- Location: Fulton County, New York, United States
- Coordinates: 43°07′41″N 074°28′51″W﻿ / ﻿43.12806°N 74.48083°W
- Primary inflows: West Caroga Lake
- Primary outflows: Caroga Creek
- Basin countries: United States
- Surface area: 198 acres (0.80 km^{2})
- Average depth: 13 feet (4.0 m)
- Max. depth: 48 feet (15 m)
- Shore length^{1}: 5.1 miles (8.2 km)
- Surface elevation: 1,450 feet (440 m)
- Settlements: Caroga Lake, New York

= East Caroga Lake =

Lake in the U.S. state of New York

East Caroga Lake is located in the Town of Caroga by Caroga Lake, New York. The lake provides excellent warm water fishing and rainbow trout fishing.
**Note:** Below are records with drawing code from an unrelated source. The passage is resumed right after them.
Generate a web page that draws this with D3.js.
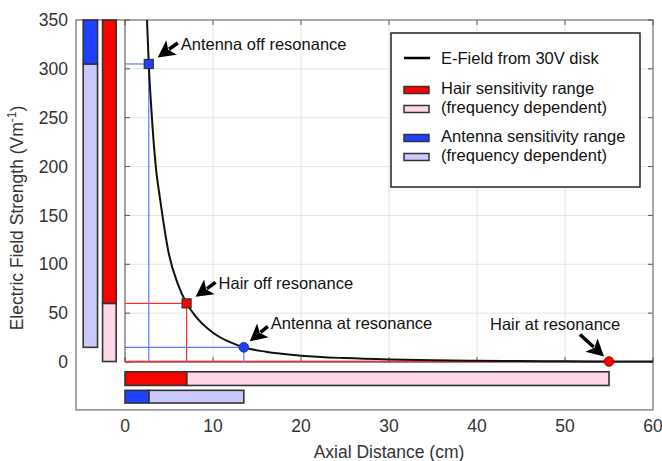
<!DOCTYPE html>
<html><head><meta charset="utf-8">
<script src="https://cdn.jsdelivr.net/npm/d3@7"></script>
<style>body{margin:0;background:#fff} text{font-family:"Liberation Sans",Arial,Helvetica,sans-serif}</style>
</head><body><svg id="c" width="662" height="461"></svg>
<script>
// ---- data ----
const xTicks = [0, 10, 20, 30, 40, 50, 60];
const yTicks = [0, 50, 100, 150, 200, 250, 300, 350];
const curveX = [2.4, 2.5, 2.7, 3, 3.5, 4, 5, 6, 7, 8, 10, 12, 13.5, 16, 20, 25, 30, 35, 40, 45, 50, 55, 60];
const curveY = [365, 350, 305, 258, 200, 166, 110, 80, 60, 47, 30, 20, 15, 10.5, 6.5, 4, 2.6, 1.8, 1.2, 0.9, 0.7, 0.5, 0.4];
const sensors = ["Hair", "Antenna"];
const resonanceDist = [55, 13.5];
const resonanceField = [0.5, 15];
const offDist = [7, 2.7];
const offField = [60, 305];
const resonanceLabels = ["Hair at resonance", "Antenna at resonance"];
const offLabels = ["Hair off resonance", "Antenna off resonance"];
const legendLabels = ["E-Field from 30V disk", "Hair sensitivity range", "(frequency dependent)", "Antenna sensitivity range", "(frequency dependent)"];
const xTitle = "Axial Distance (cm)";

// ---- style ----
const dark = ["#ff0000", "#2040ff"];
const light = ["#ffd5ea", "#c9c9fb"];
const lineCol = ["#ff2a2a", "#5a78ff"];

const svg = d3.select("#c");
const x = d3.scaleLinear().domain([0, 60]).range([125, 653]);
const y = d3.scaleLinear().domain([0, 350]).range([362, 20]);
const xMinOuter = -5.57, yMinOuter = -49;

// outer box
svg.append("rect").attr("x", x(xMinOuter)).attr("y", y(350)).attr("width", x(60) - x(xMinOuter)).attr("height", y(yMinOuter) - y(350))
  .attr("fill", "none").attr("stroke", "#8a8a8a").attr("stroke-width", 1.5);

// grid
const g = svg.append("g");
g.selectAll(".gx").data(xTicks.filter(d => d > 0 && d < 60)).join("line")
  .attr("x1", d => x(d)).attr("x2", d => x(d)).attr("y1", y(0)).attr("y2", y(350)).attr("stroke", "#e4e4e4");
g.selectAll(".gy").data(yTicks.filter(d => d > 0 && d < 350)).join("line")
  .attr("x1", x(0)).attr("x2", x(60)).attr("y1", d => y(d)).attr("y2", d => y(d)).attr("stroke", "#e4e4e4");

// ticks
const tk = 5;
g.selectAll(".t1").data(yTicks).join("line").attr("x1", x(0)).attr("x2", x(0) + tk).attr("y1", d => y(d)).attr("y2", d => y(d)).attr("stroke", "#555");
g.selectAll(".t2").data(yTicks).join("line").attr("x1", x(60)).attr("x2", x(60) - tk).attr("y1", d => y(d)).attr("y2", d => y(d)).attr("stroke", "#555");
g.selectAll(".t3").data(xTicks).join("line").attr("x1", d => x(d)).attr("x2", d => x(d)).attr("y1", y(350)).attr("y2", y(350) + tk).attr("stroke", "#555");
g.selectAll(".t4").data(xTicks).join("line").attr("x1", d => x(d)).attr("x2", d => x(d)).attr("y1", y(0)).attr("y2", y(0) - tk).attr("stroke", "#555");

// inner axis lines
svg.append("line").attr("x1", x(0)).attr("x2", x(0)).attr("y1", y(0)).attr("y2", y(350)).attr("stroke", "#444");
svg.append("line").attr("x1", x(0)).attr("x2", x(60)).attr("y1", y(0)).attr("y2", y(0)).attr("stroke", "#333");

// reference lines
sensors.forEach((s, i) => {
  [[resonanceDist[i], resonanceField[i]], [offDist[i], offField[i]]].forEach(([dx, fy]) => {
    svg.append("line").attr("x1", x(0)).attr("x2", x(dx)).attr("y1", y(fy)).attr("y2", y(fy)).attr("stroke", lineCol[i]).attr("stroke-width", i === 0 && fy < 5 ? 1.6 : 1.2);
    svg.append("line").attr("x1", x(dx)).attr("x2", x(dx)).attr("y1", y(fy)).attr("y2", y(0)).attr("stroke", lineCol[i]).attr("stroke-width", 1.2);
  });
});

// curve (clipped)
svg.append("clipPath").attr("id", "clip").append("rect").attr("x", x(0)).attr("y", y(350)).attr("width", x(60) - x(0) + 1).attr("height", y(0) - y(350) + 2);
svg.append("path").datum(curveX.map((d, i) => [d, curveY[i]]))
  .attr("clip-path", "url(#clip)")
  .attr("d", d3.line().x(d => x(d[0])).y(d => y(d[1])).curve(d3.curveMonotoneX))
  .attr("fill", "none").attr("stroke", "#111").attr("stroke-width", 2);

// sensitivity bars
const vBarX = [[-2.55, -1.0], [-4.75, -3.12]];
const hBarY = [[-10, -24], [-29, -42]];
const barStroke = "#333";
sensors.forEach((s, i) => {
  const [x0, x1] = vBarX[i];
  svg.append("rect").attr("x", x(x0)).attr("width", x(x1) - x(x0)).attr("y", y(offField[i])).attr("height", y(resonanceField[i]) - y(offField[i]))
    .attr("fill", light[i]).attr("stroke", barStroke).attr("stroke-width", 1.6);
  svg.append("rect").attr("x", x(x0)).attr("width", x(x1) - x(x0)).attr("y", y(350)).attr("height", y(offField[i]) - y(350))
    .attr("fill", dark[i]).attr("stroke", barStroke).attr("stroke-width", 1.6);
  const [ya, yb] = hBarY[i];
  svg.append("rect").attr("x", x(offDist[i])).attr("width", x(resonanceDist[i]) - x(offDist[i])).attr("y", y(ya)).attr("height", y(yb) - y(ya))
    .attr("fill", light[i]).attr("stroke", barStroke).attr("stroke-width", 1.6);
  svg.append("rect").attr("x", x(0)).attr("width", x(offDist[i]) - x(0)).attr("y", y(ya)).attr("height", y(yb) - y(ya))
    .attr("fill", dark[i]).attr("stroke", barStroke).attr("stroke-width", 1.6);
});

// markers
sensors.forEach((s, i) => {
  svg.append("circle").attr("cx", x(resonanceDist[i])).attr("cy", y(resonanceField[i])).attr("r", 4.8)
    .attr("fill", dark[i]).attr("stroke", i === 0 ? "#a00" : "#203080").attr("stroke-width", 1);
  svg.append("rect").attr("x", x(offDist[i]) - 4.5).attr("y", y(offField[i]) - 4.5).attr("width", 9).attr("height", 9)
    .attr("fill", dark[i]).attr("stroke", "#333").attr("stroke-width", 1.2);
});

// arrows + annotations
function arrow(tx, ty, sx, sy) {
  const ang = Math.atan2(ty - sy, tx - sx);
  const L = 17, W = 9;
  const bx = tx - L * Math.cos(ang), by = ty - L * Math.sin(ang);
  svg.append("line").attr("x1", sx).attr("y1", sy).attr("x2", bx + 3 * Math.cos(ang)).attr("y2", by + 3 * Math.sin(ang)).attr("stroke", "#000").attr("stroke-width", 3.5);
  const px = -Math.sin(ang), py = Math.cos(ang);
  svg.append("path").attr("d", `M${tx},${ty}L${bx + px * W},${by + py * W}L${bx + 4 * Math.cos(ang)},${by + 4 * Math.sin(ang)}L${bx - px * W},${by - py * W}Z`).attr("fill", "#000");
}
const fs = 16.5;
sensors.forEach((s, i) => {
  const px = x(offDist[i]), py = y(offField[i]);
  arrow(px + 9, py - 6.5, px + 29, py - 21);
  svg.append("text").attr("x", px + 32).attr("y", py - 20).attr("dy", "0.35em").attr("font-size", fs).attr("fill", "#111").text(offLabels[i]);
});
{
  const px = x(resonanceDist[1]), py = y(resonanceField[1]);
  arrow(px + 6, py - 6, px + 24, py - 21);
  svg.append("text").attr("x", px + 27).attr("y", py - 24).attr("dy", "0.35em").attr("font-size", fs).attr("fill", "#111").text(resonanceLabels[1]);
}
{
  const px = x(resonanceDist[0]), py = y(resonanceField[0]);
  arrow(px - 5, py - 5, px - 29, py - 27);
  svg.append("text").attr("x", px - 119).attr("y", py - 37).attr("dy", "0.35em").attr("font-size", fs).attr("fill", "#111").text(resonanceLabels[0]);
}

// tick labels
svg.selectAll(".xl").data(xTicks).join("text").attr("x", d => x(d)).attr("y", 426).attr("dy", "0.35em").attr("text-anchor", "middle")
  .attr("font-size", 17.5).attr("fill", "#333").text(d => d);
svg.selectAll(".yl").data(yTicks).join("text").attr("x", 68).attr("y", d => y(d)).attr("dy", "0.35em").attr("text-anchor", "end")
  .attr("font-size", 17.5).attr("fill", "#333").text(d => d);

// axis titles
svg.append("text").attr("x", x(30)).attr("y", 452).attr("dy", "0.35em").attr("text-anchor", "middle").attr("font-size", 17.5).attr("fill", "#333").text(xTitle);
const yt = svg.append("text").attr("transform", "translate(23,218) rotate(-90)").attr("text-anchor", "middle").attr("font-size", 17.5).attr("fill", "#333");
yt.append("tspan").text("Electric Field Strength (Vm");
yt.append("tspan").attr("font-size", 12).attr("dy", -7).text("-1");
yt.append("tspan").attr("dy", 7).text(")");

// legend
const lg = svg.append("g");
lg.append("rect").attr("x", 391).attr("y", 33).attr("width", 249).attr("height", 154).attr("fill", "#fff").attr("stroke", "#222").attr("stroke-width", 1.5);
lg.append("line").attr("x1", 404).attr("x2", 430).attr("y1", 58).attr("y2", 58).attr("stroke", "#000").attr("stroke-width", 2.5);
const ly = [58, 88, 107, 136, 155];
const sw = [null, dark[0], light[0], dark[1], light[1]];
legendLabels.forEach((t, i) => {
  if (sw[i]) lg.append("rect").attr("x", 404).attr("y", ly[i] - 1.5).attr("width", 25).attr("height", 7).attr("fill", sw[i]).attr("stroke", "#333").attr("stroke-width", 1.5);
  lg.append("text").attr("x", 441).attr("y", ly[i]).attr("dy", "0.35em").attr("font-size", fs).attr("fill", "#111").text(t);
});
</script></body></html>
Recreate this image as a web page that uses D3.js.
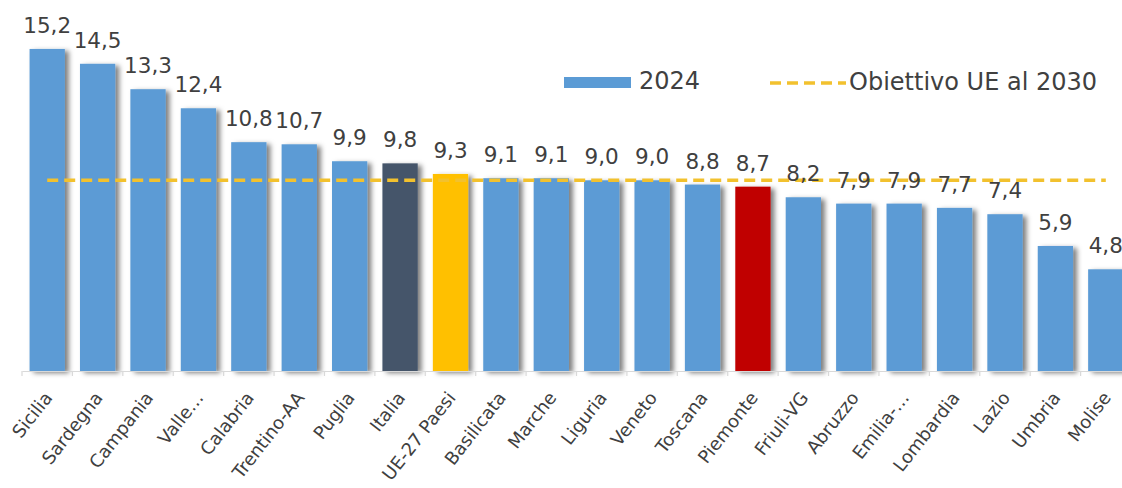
<!DOCTYPE html>
<html><head><meta charset="utf-8">
<script src="https://cdn.jsdelivr.net/npm/d3@7"></script>
<style>body{margin:0;background:#fff}svg{display:block}</style>
</head><body>
<svg id="c" width="1122" height="488"></svg>
<script>
const categories = ["Sicilia","Sardegna","Campania","Valle…","Calabria","Trentino-AA","Puglia","Italia","UE-27 Paesi","Basilicata","Marche","Liguria","Veneto","Toscana","Piemonte","Friuli-VG","Abruzzo","Emilia-…","Lombardia","Lazio","Umbria","Molise"];
const values2024 = [15.2,14.5,13.3,12.4,10.8,10.7,9.9,9.8,9.3,9.1,9.1,9.0,9.0,8.8,8.7,8.2,7.9,7.9,7.7,7.4,5.9,4.8];
const target2030 = 9.0;
const seriesNames = ["2024","Obiettivo UE al 2030"];

const colors = {bar:"#5B9BD5", Italia:"#44546A", "UE-27 Paesi":"#FFC000", Piemonte:"#C00000", target:"#F2C12E", text:"#404040", axis:"#D9D9D9"};
const FONT = "'DejaVu Sans', sans-serif";

const svg = d3.select("#c");
const x = d3.scaleBand().domain(categories).range([22, 1131]).paddingInner(0.3).paddingOuter(0.15);
const y = d3.scaleLinear().domain([0,16]).range([371, 32]);

const defs = svg.append("defs");
const f = defs.append("filter").attr("id","sh").attr("x","-20%").attr("y","-10%").attr("width","160%").attr("height","120%");
f.append("feDropShadow").attr("dx",4).attr("dy",2).attr("stdDeviation",2.5).attr("flood-color","#000").attr("flood-opacity",0.5);

// bars
svg.append("g").selectAll("rect").data(categories).join("rect")
  .attr("x", d=>x(d)).attr("width", x.bandwidth())
  .attr("y", (d,i)=>y(values2024[i])).attr("height",(d,i)=>y(0)-y(values2024[i]))
  .attr("fill", d=>colors[d]||colors.bar).attr("filter","url(#sh)");

// axis
const ax = svg.append("g").attr("transform","translate(0,371)")
  .call(d3.axisBottom(x).tickSize(0).tickFormat(""));
ax.select(".domain").attr("stroke",colors.axis).attr("stroke-width",1.2);
const step = x.step();
const bounds = d3.range(categories.length+1).map(i=>x(categories[0]) - x.paddingInner()*step/2 + i*step);
svg.append("g").selectAll("line").data(bounds).join("line")
  .attr("x1",d=>d).attr("x2",d=>d).attr("y1",371).attr("y2",376)
  .attr("stroke",colors.axis).attr("stroke-width",1.2);

// x labels
svg.append("g").selectAll("text").data(categories).join("text")
  .attr("transform", d=>`translate(${x(d)+x.bandwidth()/2+6},398) rotate(-52)`)
  .attr("text-anchor","end").attr("font-family",FONT).attr("font-size",18).attr("fill",colors.text)
  .text(d=>d);

// target line
const tl = d3.line().x(d=>x(d)+x.bandwidth()/2).y(()=>y(target2030));
svg.append("path").attr("d", tl(categories)).attr("fill","none")
  .attr("stroke",colors.target).attr("stroke-width",3.5).attr("stroke-dasharray","11,6");

// value labels
const fmt = v => d3.format(".1f")(v).replace(".",",");
svg.append("g").selectAll("text").data(categories).join("text")
  .attr("x", d=>x(d)+x.bandwidth()/2).attr("y",(d,i)=>y(values2024[i])-16)
  .attr("text-anchor","middle").attr("font-family",FONT).attr("font-size",21.5).attr("fill",colors.text)
  .text((d,i)=>fmt(values2024[i]));

// legend
const lg = svg.append("g");
lg.append("rect").attr("x",564).attr("y",77).attr("width",67).attr("height",11).attr("fill",colors.bar);
lg.append("text").attr("x",639).attr("y",89).attr("font-family",FONT).attr("font-size",24).attr("fill",colors.text).text(seriesNames[0]);
lg.append("line").attr("x1",770).attr("x2",846).attr("y1",83).attr("y2",83)
  .attr("stroke",colors.target).attr("stroke-width",3.5).attr("stroke-dasharray","11,6");
lg.append("text").attr("x",849).attr("y",90).attr("font-family",FONT).attr("font-size",24).attr("fill",colors.text).text(seriesNames[1]);
</script>
</body></html>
The lake is connected to West Caroga Lake by a small channel.
Origin of the name, "Caroga" is derived from the once nearby Indian Village known as "Caroga".

== Fishing ==

Fish found within East Caroga Lake include white sucker, rainbow trout, rock bass, chain pickerel, brown bullhead, yellow perch, pumpkinseed sunfish, and smallmouth bass. There is access via a beach launch in the NYSDEC campground on NY-29A, 9 mi northwest of Gloversville, New York. There are boat rentals available at the campground.